Write the material out again exactly as it stands.

Source data:
======
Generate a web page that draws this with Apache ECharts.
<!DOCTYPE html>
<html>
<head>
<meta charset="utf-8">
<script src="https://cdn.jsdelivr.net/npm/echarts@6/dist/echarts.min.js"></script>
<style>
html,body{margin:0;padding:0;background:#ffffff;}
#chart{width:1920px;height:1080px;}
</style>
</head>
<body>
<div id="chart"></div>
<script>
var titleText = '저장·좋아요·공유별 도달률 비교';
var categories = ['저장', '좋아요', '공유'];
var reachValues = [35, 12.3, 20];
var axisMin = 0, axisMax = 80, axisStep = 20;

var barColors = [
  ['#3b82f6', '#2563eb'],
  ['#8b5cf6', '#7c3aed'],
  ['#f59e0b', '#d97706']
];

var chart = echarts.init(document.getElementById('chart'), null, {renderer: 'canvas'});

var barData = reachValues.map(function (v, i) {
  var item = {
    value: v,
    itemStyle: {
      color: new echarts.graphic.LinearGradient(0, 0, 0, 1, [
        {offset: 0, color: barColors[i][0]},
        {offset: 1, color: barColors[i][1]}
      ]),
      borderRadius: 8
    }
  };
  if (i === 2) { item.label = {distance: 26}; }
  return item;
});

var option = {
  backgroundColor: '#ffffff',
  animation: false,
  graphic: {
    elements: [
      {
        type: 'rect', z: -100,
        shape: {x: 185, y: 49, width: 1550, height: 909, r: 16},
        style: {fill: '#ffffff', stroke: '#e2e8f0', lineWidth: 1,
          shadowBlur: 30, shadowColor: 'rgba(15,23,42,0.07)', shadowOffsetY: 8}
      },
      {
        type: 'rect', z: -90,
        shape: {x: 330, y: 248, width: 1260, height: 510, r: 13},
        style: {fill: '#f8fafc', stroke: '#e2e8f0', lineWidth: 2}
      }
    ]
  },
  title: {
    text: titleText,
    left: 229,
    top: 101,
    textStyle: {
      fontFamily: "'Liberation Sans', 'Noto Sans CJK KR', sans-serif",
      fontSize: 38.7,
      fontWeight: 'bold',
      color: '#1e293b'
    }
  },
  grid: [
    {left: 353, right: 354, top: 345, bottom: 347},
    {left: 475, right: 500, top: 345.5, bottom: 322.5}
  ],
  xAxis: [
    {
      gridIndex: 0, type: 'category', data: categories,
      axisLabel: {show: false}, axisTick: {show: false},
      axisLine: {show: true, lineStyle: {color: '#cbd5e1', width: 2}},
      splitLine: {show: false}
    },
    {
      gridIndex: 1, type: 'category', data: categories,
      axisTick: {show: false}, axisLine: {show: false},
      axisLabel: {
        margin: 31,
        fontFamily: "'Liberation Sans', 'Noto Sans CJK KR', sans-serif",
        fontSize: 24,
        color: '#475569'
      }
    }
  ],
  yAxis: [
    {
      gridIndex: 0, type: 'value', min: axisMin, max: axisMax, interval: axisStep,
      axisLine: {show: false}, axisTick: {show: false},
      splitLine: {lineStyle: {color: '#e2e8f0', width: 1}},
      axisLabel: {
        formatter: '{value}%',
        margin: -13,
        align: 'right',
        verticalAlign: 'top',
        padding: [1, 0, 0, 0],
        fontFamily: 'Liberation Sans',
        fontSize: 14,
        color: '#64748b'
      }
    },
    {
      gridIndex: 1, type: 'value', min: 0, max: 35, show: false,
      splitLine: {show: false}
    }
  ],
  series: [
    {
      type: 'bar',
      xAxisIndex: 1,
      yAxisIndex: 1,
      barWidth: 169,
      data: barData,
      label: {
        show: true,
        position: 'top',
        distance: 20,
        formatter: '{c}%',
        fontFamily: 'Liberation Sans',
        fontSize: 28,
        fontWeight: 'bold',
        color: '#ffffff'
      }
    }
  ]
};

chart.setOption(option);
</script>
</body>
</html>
======
Exercise solution:
Generate a web page that draws this with Apache ECharts.
<!DOCTYPE html>
<html>
<head>
<meta charset="utf-8">
<script src="https://cdn.jsdelivr.net/npm/echarts@6/dist/echarts.min.js"></script>
<style>
html,body{margin:0;padding:0;background:#ffffff;}
#chart{width:1920px;height:1080px;}
</style>
</head>
<body>
<div id="chart"></div>
<script>
var titleText = '저장·좋아요·공유별 도달률 비교';
var categories = ['저장', '좋아요', '공유'];
var reachValues = [35, 12.3, 20];
var axisMin = 0, axisMax = 80, axisStep = 20;

var barColors = [
  ['#3b82f6', '#2563eb'],
  ['#8b5cf6', '#7c3aed'],
  ['#f59e0b', '#d97706']
];

var chart = echarts.init(document.getElementById('chart'), null, {renderer: 'canvas'});

var barData = reachValues.map(function (v, i) {
  var item = {
    value: v,
    itemStyle: {
      color: new echarts.graphic.LinearGradient(0, 0, 0, 1, [
        {offset: 0, color: barColors[i][0]},
        {offset: 1, color: barColors[i][1]}
      ]),
      borderRadius: 8
    }
  };
  if (i === 2) { item.label = {distance: 26}; }
  return item;
});

var option = {
  backgroundColor: '#ffffff',
  animation: false,
  graphic: {
    elements: [
      {
        type: 'rect', z: -100,
        shape: {x: 185, y: 49, width: 1550, height: 909, r: 16},
        style: {fill: '#ffffff', stroke: '#e2e8f0', lineWidth: 1,
          shadowBlur: 30, shadowColor: 'rgba(15,23,42,0.07)', shadowOffsetY: 8}
      },
      {
        type: 'rect', z: -90,
        shape: {x: 330, y: 248, width: 1260, height: 510, r: 13},
        style: {fill: '#f8fafc', stroke: '#e2e8f0', lineWidth: 2}
      }
    ]
  },
  title: {
    text: titleText,
    left: 229,
    top: 101,
    textStyle: {
      fontFamily: "'Liberation Sans', 'Noto Sans CJK KR', sans-serif",
      fontSize: 38.7,
      fontWeight: 'bold',
      color: '#1e293b'
    }
  },
  grid: [
    {left: 353, right: 354, top: 345, bottom: 347},
    {left: 475, right: 500, top: 345.5, bottom: 322.5}
  ],
  xAxis: [
    {
      gridIndex: 0, type: 'category', data: categories,
      axisLabel: {show: false}, axisTick: {show: false},
      axisLine: {show: true, lineStyle: {color: '#cbd5e1', width: 2}},
      splitLine: {show: false}
    },
    {
      gridIndex: 1, type: 'category', data: categories,
      axisTick: {show: false}, axisLine: {show: false},
      axisLabel: {
        margin: 31,
        fontFamily: "'Liberation Sans', 'Noto Sans CJK KR', sans-serif",
        fontSize: 24,
        color: '#475569'
      }
    }
  ],
  yAxis: [
    {
      gridIndex: 0, type: 'value', min: axisMin, max: axisMax, interval: axisStep,
      axisLine: {show: false}, axisTick: {show: false},
      splitLine: {lineStyle: {color: '#e2e8f0', width: 1}},
      axisLabel: {
        formatter: '{value}%',
        margin: -13,
        align: 'right',
        verticalAlign: 'top',
        padding: [1, 0, 0, 0],
        fontFamily: 'Liberation Sans',
        fontSize: 14,
        color: '#64748b'
      }
    },
    {
      gridIndex: 1, type: 'value', min: 0, max: 35, show: false,
      splitLine: {show: false}
    }
  ],
  series: [
    {
      type: 'bar',
      xAxisIndex: 1,
      yAxisIndex: 1,
      barWidth: 169,
      data: barData,
      label: {
        show: true,
        position: 'top',
        distance: 20,
        formatter: '{c}%',
        fontFamily: 'Liberation Sans',
        fontSize: 28,
        fontWeight: 'bold',
        color: '#ffffff'
      }
    }
  ]
};

chart.setOption(option);
</script>
</body>
</html>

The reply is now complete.